Nishma is a concept album, or in its own words, a “nonlinear experiment in modern narrative”. It’s cheerful. It uses electric organ and synthesizer liberally, in the service of erratic song structures that charge off in any direction that’ll suit the story. It’s got ordinary-voiced boy and girl singers who seem to have built the album in part to communicate, and in equal part to amuse themselves. Sound familiar? Here, let me play “the Legend of How Saltwater Taffy Came to Be” for you; it sounds familiar now, yes?

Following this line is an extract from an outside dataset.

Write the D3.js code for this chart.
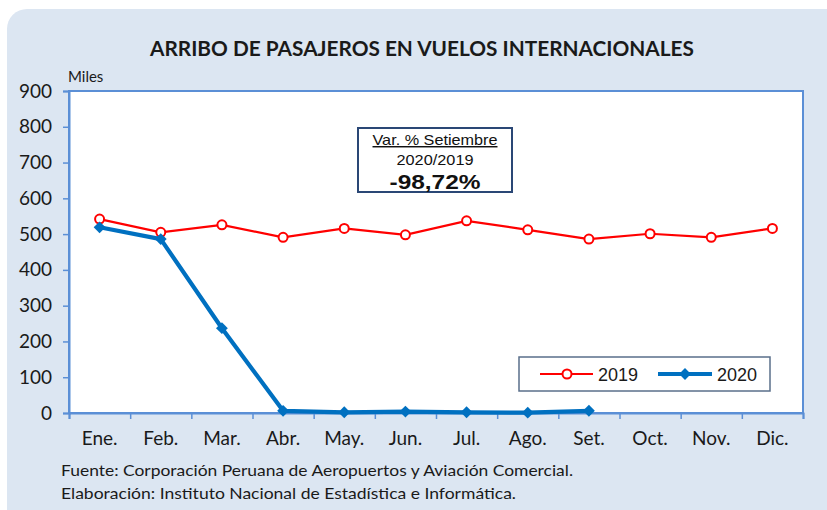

It’s fair to warn you of the differences, because they might disappoint you if I didn’t. For one, Nishma’s themes, although ambitious by rock standards, should take a maximum of two listens to understand. For another, the Fiery Furnaces are very gifted at their instruments, and Viva Satellite are not. Similarly, Blueberry Boat’s bizarrer synthesizer parts are barely thirty years too late to be avant-garde; Nishma’s would only be avant-garde if they lugged them back into colonial Yorktown and used them to win American independence by making the redcoat soldiers shriek “I didn’t sign up to fire my musket at bloody magic squawking boxes” and run away. Once you’ve heard Blueberry Boat, Viva Satellite won’t seem quite as impressive.

But that’s also not a fair comparison. Nishma is daring and ambitious by normal standards, and being (relatively) simple has advantages. As much as I love Blueberry Boat, none of its songs are as movingly vulnerable as “Project: Nishma”. Nor are any of its tracks as funny as “Supreme Courting”, or as plaintive and loving as “Great Bird of the Galaxy”. Luckily, you can own both albums.

The Friedbergers made a trade-off; maybe on purpose, maybe just because they’re weirdos. Their songs are touching too, but in a far less immediate way. They have bravely learned or imagined the lives of people far unlike us, and tried to talk those languages; now they must wait behind that barrier, and hope we hum cheerfully as we struggle to catch up. Luckily, they made that easy to do.